Retype each line exactly. Skip images.

____________________

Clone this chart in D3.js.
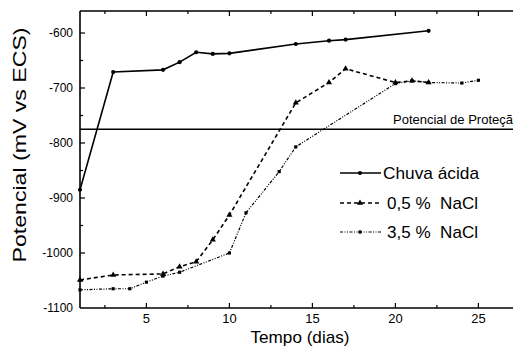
<!DOCTYPE html>
<html>
<head>
<meta charset="utf-8">
<script src="https://cdn.jsdelivr.net/npm/d3@7"></script>
<style>
  body { margin: 0; background: #fff; }
  text { font-family: "Liberation Sans", Arial, sans-serif; fill: #000; white-space: pre; }
</style>
</head>
<body>
<div id="okvir"></div>
<script>
// podaci ocitani sa slike
const diasChuva = [1, 3, 6, 7, 8, 9, 10, 14, 16, 17, 22];
const chuva = [-885, -671, -667, -653, -635, -638, -637, -620, -614, -612, -596];

const dias05 = [1, 3, 6, 7, 8, 9, 10, 14, 16, 17, 20, 21, 22];
const nacl05 = [-1049, -1040, -1038, -1025, -1016, -976, -931, -727, -690, -665, -690, -687, -690];

const dias35 = [1, 3, 4, 5, 6, 7, 10, 11, 13, 14, 20, 21, 22, 24, 25];
const nacl35 = [-1067, -1065, -1065, -1053, -1042, -1035, -1000, -927, -852, -807, -692, -687, -690, -691, -686];

const potencialProtecao = -775;
const xTicks = [5, 10, 15, 20, 25];
const yTicks = [-600, -700, -800, -900, -1000, -1100];
const legenda = ["Chuva ácida", "0,5 %  NaCl", "3,5 %  NaCl"];

function crtaj() {
  const sirina = 513, visina = 348;

  const svg = d3.select("#okvir").append("svg")
    .attr("width", sirina)
    .attr("height", visina);

  const xSkala = d3.scaleLinear().domain([1, 27]).range([80, 80 + 26 * 16.6]);
  const ySkala = d3.scaleLinear().domain([-1100, -560]).range([308, 308 - 540 * 0.55]);

  const x0 = xSkala(1), yDno = ySkala(-1100), yVrh = ySkala(-560);

  // okvir
  const okvir = svg.append("g").attr("stroke", "#000").attr("stroke-width", 1.6);
  okvir.append("line").attr("x1", x0).attr("x2", sirina).attr("y1", yDno).attr("y2", yDno);
  okvir.append("line").attr("x1", x0).attr("x2", sirina).attr("y1", yVrh).attr("y2", yVrh);
  okvir.append("line").attr("x1", x0).attr("x2", x0).attr("y1", yVrh).attr("y2", yDno);

  // crtice prema unutra
  const crtice = svg.append("g").attr("stroke", "#000").attr("stroke-width", 1.2);
  d3.range(2.5, 27, 2.5).forEach(v => {
    const d = v % 5 === 0 ? 5 : 3;
    crtice.append("line").attr("x1", xSkala(v)).attr("x2", xSkala(v)).attr("y1", yDno).attr("y2", yDno - d);
    crtice.append("line").attr("x1", xSkala(v)).attr("x2", xSkala(v)).attr("y1", yVrh).attr("y2", yVrh + d);
  });
  d3.range(-1050, -560, 50).forEach(v => {
    const d = v % 100 === 0 ? 5 : 3;
    crtice.append("line").attr("x1", x0).attr("x2", x0 + d).attr("y1", ySkala(v)).attr("y2", ySkala(v));
  });

  // oznake osi
  svg.append("g").selectAll("text").data(xTicks).join("text")
    .attr("x", d => xSkala(d))
    .attr("y", 323)
    .attr("text-anchor", "middle")
    .style("font-size", "13px")
    .text(d => d);

  svg.append("g").selectAll("text").data(yTicks).join("text")
    .attr("x", 73)
    .attr("y", d => ySkala(d))
    .attr("dy", "0.35em")
    .attr("text-anchor", "end")
    .style("font-size", "12px")
    .text(d => String(d));

  svg.append("text")
    .attr("x", 300).attr("y", 343)
    .attr("text-anchor", "middle")
    .attr("textLength", 99).attr("lengthAdjust", "spacingAndGlyphs")
    .style("font-size", "17px")
    .text("Tempo (dias)");

  svg.append("text")
    .attr("transform", "translate(26,145) rotate(-90)")
    .attr("text-anchor", "middle")
    .attr("textLength", 235).attr("lengthAdjust", "spacingAndGlyphs")
    .style("font-size", "19px")
    .text("Potencial (mV vs ECS)");

  // potencial de protecao
  svg.append("line")
    .attr("x1", x0).attr("x2", sirina)
    .attr("y1", ySkala(potencialProtecao)).attr("y2", ySkala(potencialProtecao))
    .attr("stroke", "#000").attr("stroke-width", 1.6);
  svg.append("text")
    .attr("x", 393).attr("y", ySkala(potencialProtecao) - 5)
    .style("font-size", "13px")
    .text("Potencial de Proteção");

  const serije = [
    { ime: legenda[0], x: diasChuva, y: chuva, dash: null, sirina: 1.6, oblik: d3.symbolCircle, vel: 14 },
    { ime: legenda[1], x: dias05, y: nacl05, dash: "4,3", sirina: 1.6, oblik: d3.symbolTriangle, vel: 16 },
    { ime: legenda[2], x: dias35, y: nacl35, dash: "3,1.5,1,1.5,1,1.5", sirina: 1.2, oblik: d3.symbolSquare, vel: 10 }
  ];

  const linija = d3.line().x(d => xSkala(d[0])).y(d => ySkala(d[1]));

  serije.forEach(s => {
    const tocke = s.x.map((v, i) => [v, s.y[i]]);
    svg.append("path")
      .attr("d", linija(tocke))
      .attr("fill", "none")
      .attr("stroke", "#000")
      .attr("stroke-width", s.sirina)
      .attr("stroke-dasharray", s.dash);
    svg.append("g").selectAll("path").data(tocke).join("path")
      .attr("transform", d => `translate(${xSkala(d[0])},${ySkala(d[1])})`)
      .attr("d", d3.symbol().type(s.oblik).size(s.vel))
      .attr("fill", "#000");
  });

  // legenda
  const leg = svg.append("g");
  const legY = [173, 203, 232];
  const legTx = [383, 387, 387];
  const legSir = [96, 91, 91];
  serije.forEach((s, i) => {
    leg.append("line")
      .attr("x1", 340).attr("x2", 381)
      .attr("y1", legY[i]).attr("y2", legY[i])
      .attr("stroke", "#000")
      .attr("stroke-width", s.sirina)
      .attr("stroke-dasharray", s.dash);
    leg.append("path")
      .attr("transform", `translate(360,${legY[i]})`)
      .attr("d", d3.symbol().type(s.oblik).size(s.vel))
      .attr("fill", "#000");
    leg.append("text")
      .attr("x", legTx[i]).attr("y", legY[i] + 6)
      .attr("textLength", legSir[i]).attr("lengthAdjust", "spacingAndGlyphs")
      .style("font-size", "17px")
      .text(s.ime);
  });
}

crtaj();
</script>
</body>
</html>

____________________

## Exercise response
Clone this chart in D3.js.
<!DOCTYPE html>
<html>
<head>
<meta charset="utf-8">
<script src="https://cdn.jsdelivr.net/npm/d3@7"></script>
<style>
  body { margin: 0; background: #fff; }
  text { font-family: "Liberation Sans", Arial, sans-serif; fill: #000; white-space: pre; }
</style>
</head>
<body>
<div id="okvir"></div>
<script>
// podaci ocitani sa slike
const diasChuva = [1, 3, 6, 7, 8, 9, 10, 14, 16, 17, 22];
const chuva = [-885, -671, -667, -653, -635, -638, -637, -620, -614, -612, -596];

const dias05 = [1, 3, 6, 7, 8, 9, 10, 14, 16, 17, 20, 21, 22];
const nacl05 = [-1049, -1040, -1038, -1025, -1016, -976, -931, -727, -690, -665, -690, -687, -690];

const dias35 = [1, 3, 4, 5, 6, 7, 10, 11, 13, 14, 20, 21, 22, 24, 25];
const nacl35 = [-1067, -1065, -1065, -1053, -1042, -1035, -1000, -927, -852, -807, -692, -687, -690, -691, -686];

const potencialProtecao = -775;
const xTicks = [5, 10, 15, 20, 25];
const yTicks = [-600, -700, -800, -900, -1000, -1100];
const legenda = ["Chuva ácida", "0,5 %  NaCl", "3,5 %  NaCl"];

function crtaj() {
  const sirina = 513, visina = 348;

  const svg = d3.select("#okvir").append("svg")
    .attr("width", sirina)
    .attr("height", visina);

  const xSkala = d3.scaleLinear().domain([1, 27]).range([80, 80 + 26 * 16.6]);
  const ySkala = d3.scaleLinear().domain([-1100, -560]).range([308, 308 - 540 * 0.55]);

  const x0 = xSkala(1), yDno = ySkala(-1100), yVrh = ySkala(-560);

  // okvir
  const okvir = svg.append("g").attr("stroke", "#000").attr("stroke-width", 1.6);
  okvir.append("line").attr("x1", x0).attr("x2", sirina).attr("y1", yDno).attr("y2", yDno);
  okvir.append("line").attr("x1", x0).attr("x2", sirina).attr("y1", yVrh).attr("y2", yVrh);
  okvir.append("line").attr("x1", x0).attr("x2", x0).attr("y1", yVrh).attr("y2", yDno);

  // crtice prema unutra
  const crtice = svg.append("g").attr("stroke", "#000").attr("stroke-width", 1.2);
  d3.range(2.5, 27, 2.5).forEach(v => {
    const d = v % 5 === 0 ? 5 : 3;
    crtice.append("line").attr("x1", xSkala(v)).attr("x2", xSkala(v)).attr("y1", yDno).attr("y2", yDno - d);
    crtice.append("line").attr("x1", xSkala(v)).attr("x2", xSkala(v)).attr("y1", yVrh).attr("y2", yVrh + d);
  });
  d3.range(-1050, -560, 50).forEach(v => {
    const d = v % 100 === 0 ? 5 : 3;
    crtice.append("line").attr("x1", x0).attr("x2", x0 + d).attr("y1", ySkala(v)).attr("y2", ySkala(v));
  });

  // oznake osi
  svg.append("g").selectAll("text").data(xTicks).join("text")
    .attr("x", d => xSkala(d))
    .attr("y", 323)
    .attr("text-anchor", "middle")
    .style("font-size", "13px")
    .text(d => d);

  svg.append("g").selectAll("text").data(yTicks).join("text")
    .attr("x", 73)
    .attr("y", d => ySkala(d))
    .attr("dy", "0.35em")
    .attr("text-anchor", "end")
    .style("font-size", "12px")
    .text(d => String(d));

  svg.append("text")
    .attr("x", 300).attr("y", 343)
    .attr("text-anchor", "middle")
    .attr("textLength", 99).attr("lengthAdjust", "spacingAndGlyphs")
    .style("font-size", "17px")
    .text("Tempo (dias)");

  svg.append("text")
    .attr("transform", "translate(26,145) rotate(-90)")
    .attr("text-anchor", "middle")
    .attr("textLength", 235).attr("lengthAdjust", "spacingAndGlyphs")
    .style("font-size", "19px")
    .text("Potencial (mV vs ECS)");

  // potencial de protecao
  svg.append("line")
    .attr("x1", x0).attr("x2", sirina)
    .attr("y1", ySkala(potencialProtecao)).attr("y2", ySkala(potencialProtecao))
    .attr("stroke", "#000").attr("stroke-width", 1.6);
  svg.append("text")
    .attr("x", 393).attr("y", ySkala(potencialProtecao) - 5)
    .style("font-size", "13px")
    .text("Potencial de Proteção");

  const serije = [
    { ime: legenda[0], x: diasChuva, y: chuva, dash: null, sirina: 1.6, oblik: d3.symbolCircle, vel: 14 },
    { ime: legenda[1], x: dias05, y: nacl05, dash: "4,3", sirina: 1.6, oblik: d3.symbolTriangle, vel: 16 },
    { ime: legenda[2], x: dias35, y: nacl35, dash: "3,1.5,1,1.5,1,1.5", sirina: 1.2, oblik: d3.symbolSquare, vel: 10 }
  ];

  const linija = d3.line().x(d => xSkala(d[0])).y(d => ySkala(d[1]));

  serije.forEach(s => {
    const tocke = s.x.map((v, i) => [v, s.y[i]]);
    svg.append("path")
      .attr("d", linija(tocke))
      .attr("fill", "none")
      .attr("stroke", "#000")
      .attr("stroke-width", s.sirina)
      .attr("stroke-dasharray", s.dash);
    svg.append("g").selectAll("path").data(tocke).join("path")
      .attr("transform", d => `translate(${xSkala(d[0])},${ySkala(d[1])})`)
      .attr("d", d3.symbol().type(s.oblik).size(s.vel))
      .attr("fill", "#000");
  });

  // legenda
  const leg = svg.append("g");
  const legY = [173, 203, 232];
  const legTx = [383, 387, 387];
  const legSir = [96, 91, 91];
  serije.forEach((s, i) => {
    leg.append("line")
      .attr("x1", 340).attr("x2", 381)
      .attr("y1", legY[i]).attr("y2", legY[i])
      .attr("stroke", "#000")
      .attr("stroke-width", s.sirina)
      .attr("stroke-dasharray", s.dash);
    leg.append("path")
      .attr("transform", `translate(360,${legY[i]})`)
      .attr("d", d3.symbol().type(s.oblik).size(s.vel))
      .attr("fill", "#000");
    leg.append("text")
      .attr("x", legTx[i]).attr("y", legY[i] + 6)
      .attr("textLength", legSir[i]).attr("lengthAdjust", "spacingAndGlyphs")
      .style("font-size", "17px")
      .text(s.ime);
  });
}

crtaj();
</script>
</body>
</html>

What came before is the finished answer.